Mais surtout, si l'État français voit sa note dégradée, tous les agents subsouverains, terme jargonneux qui désigne tous ceux qui bénéficient de la garantie implicite de l’Etat, verront leur situation à l'emprunt se dégrader potentiellement. Il en va ainsi des collectivités territoriales, de la Caisse des dépôts et consignations, de l'Unedic, etc. Plus grave encore (sic !), le Fonds européen de stabilité financière (FESF), qui est censé sauver les États en difficulté au sein de la zone euro en empruntant (grâce à la garantie apportée par la France, le Luxembourg, l'Allemagne, l'Autriche, les Pays-Bas et la Finlande) des fonds sur les marchés pour les leur reverser, risque également de perdre la note AAA, après cette dégradation de la France et de l’Autriche. Mais grand prince, Standard and Poor's a déclaré que le FESF pourrait conserver sa note AAA si l'Allemagne et les trois autres États notés AAA augmentaient leur soutien financier, condition qui a une probabilité d'occurence à court terme aussi élevée que la création d'eurobonds...  

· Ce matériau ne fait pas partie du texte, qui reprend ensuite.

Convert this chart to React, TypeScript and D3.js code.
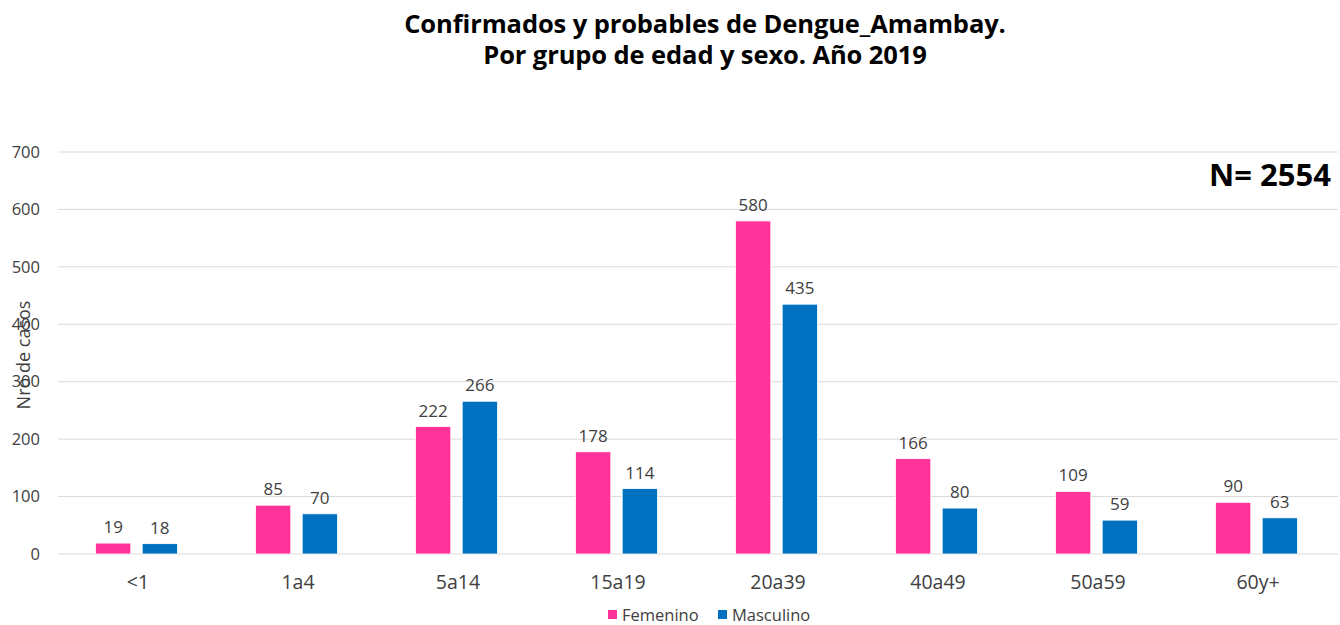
import { useEffect, useRef } from 'react'
import * as d3 from 'd3'

const W = 1340, H = 625
const M = { top: 152, right: 2, bottom: 71, left: 58 }

const CATEGORIES = ['<1', '1a4', '5a14', '15a19', '20a39', '40a49', '50a59', '60y+']
const FEMENINO = [19, 85, 222, 178, 580, 166, 109, 90]
const MASCULINO = [18, 70, 266, 114, 435, 80, 59, 63]
const Y_TICKS = [0, 100, 200, 300, 400, 500, 600, 700]

const SERIES = [
  { key: 'Femenino', values: FEMENINO, color: '#FF3399' },
  { key: 'Masculino', values: MASCULINO, color: '#0070C0' },
]

const FONT = "'Open Sans', 'Noto Sans', sans-serif"
const TXT = '#404040'

export default function App() {
  const svgRef = useRef<SVGSVGElement>(null)

  useEffect(() => {
    const svg = d3.select(svgRef.current!)
    svg.selectAll('*').remove()

    const iw = W - M.left - M.right
    const ih = H - M.top - M.bottom

    const x = d3.scaleBand<string>().domain(CATEGORIES).range([M.left, M.left + iw])
    const y = d3.scaleLinear().domain([0, 700]).range([M.top + ih, M.top])
    // two bars of ~36px with a ~10px gap, centred on the band
    const mid = x.bandwidth() / 2 - 1.5
    const sub = d3.scaleBand<string>().domain(SERIES.map(s => s.key))
      .range([mid - 41, mid + 41]).paddingInner(10 / 41)

    // gridlines
    svg.append('g').selectAll('line').data(Y_TICKS).join('line')
      .attr('x1', M.left).attr('x2', M.left + iw)
      .attr('y1', d => y(d)).attr('y2', d => y(d))
      .attr('stroke', '#d9d9d9').attr('stroke-width', 1)

    // y tick labels
    svg.append('g').selectAll('text').data(Y_TICKS).join('text')
      .attr('x', 40).attr('y', d => y(d)).attr('dy', '0.35em')
      .attr('text-anchor', 'end').attr('font-size', 16.5).attr('font-family', FONT)
      .attr('fill', TXT).text(d => d)

    // y axis title
    svg.append('text')
      .attr('transform', `translate(24,${355}) rotate(-90)`).attr('dy', '0.35em')
      .attr('text-anchor', 'middle').attr('font-size', 18).attr('font-family', FONT)
      .attr('fill', TXT).text('Nro de casos')

    // bars + labels
    SERIES.forEach(s => {
      const g = svg.append('g')
      g.selectAll('rect').data(s.values).join('rect')
        .attr('x', (_, i) => x(CATEGORIES[i])! + sub(s.key)!)
        .attr('y', d => y(d)).attr('width', sub.bandwidth())
        .attr('height', d => y(0) - y(d)).attr('fill', s.color)
        .attr('stroke', '#fff').attr('stroke-width', 0.8)
      g.selectAll('text').data(s.values).join('text')
        .attr('x', (_, i) => x(CATEGORIES[i])! + sub(s.key)! + sub.bandwidth() / 2)
        .attr('y', d => y(d) - 10).attr('text-anchor', 'middle')
        .attr('font-size', 17).attr('font-family', FONT).attr('fill', TXT)
        .text(d => d)
    })

    // category labels
    svg.append('g').selectAll('text').data(CATEGORIES).join('text')
      .attr('x', d => x(d)! + x.bandwidth() / 2).attr('y', y(0) + 35)
      .attr('text-anchor', 'middle').attr('font-size', 19.5).attr('font-family', FONT)
      .attr('fill', TXT).text(d => d)

    // title
    const title = svg.append('text').attr('text-anchor', 'middle')
      .attr('font-size', 25.5).attr('font-weight', 'bold').attr('font-family', FONT)
      .attr('fill', '#000').attr('letter-spacing', -0.1)
    title.append('tspan').attr('x', 705).attr('y', 33).text('Confirmados y probables de Dengue_Amambay.')
    title.append('tspan').attr('x', 705).attr('y', 64).text('Por grupo de edad y sexo. Año 2019')

    // N annotation
    svg.append('text').attr('x', 1331).attr('y', 186).attr('text-anchor', 'end')
      .attr('font-size', 31).attr('font-weight', 'bold').attr('font-family', FONT)
      .attr('fill', '#000').text('N= 2554')

    // legend
    const legend = svg.append('g')
    const lx = [608, 718]
    SERIES.forEach((s, i) => {
      legend.append('rect').attr('x', lx[i]).attr('y', 610).attr('width', 9).attr('height', 9)
        .attr('fill', s.color)
      legend.append('text').attr('x', lx[i] + 14).attr('y', 615).attr('dy', '0.35em')
        .attr('font-size', 16.5).attr('font-family', FONT).attr('fill', TXT).text(s.key)
    })
  }, [])

  return (
    <svg ref={svgRef} width={W} height={H} viewBox={`0 0 ${W} ${H}`}
      style={{ position: 'absolute', left: 0, top: 0, background: '#fff' }} />
  )
}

Que peut-on faire pour réduire le poids des agences de notation ?

Tous les États ont affirmé vouloir réduire l'influence des agences de notation, Bruxelles ayant même cherché à créer - sans succès - plus de concurrence entre elles afin de diminuer la probabilité d’une dégradation de la note d'un État. La Commission européenne avait également souhaité - sans succès - suspendre la notation d’un pays aidé par la troïka (FMI, BCE et Union européenne) pour ne pas le déstabiliser davantage. Enfin, la proposition de Michel Barnier de créer une agence de notation publique au sein de l'Union européenne a été loin de faire l'unanimité et fut passée à la trappe aussi rapidement qu'elle émergea.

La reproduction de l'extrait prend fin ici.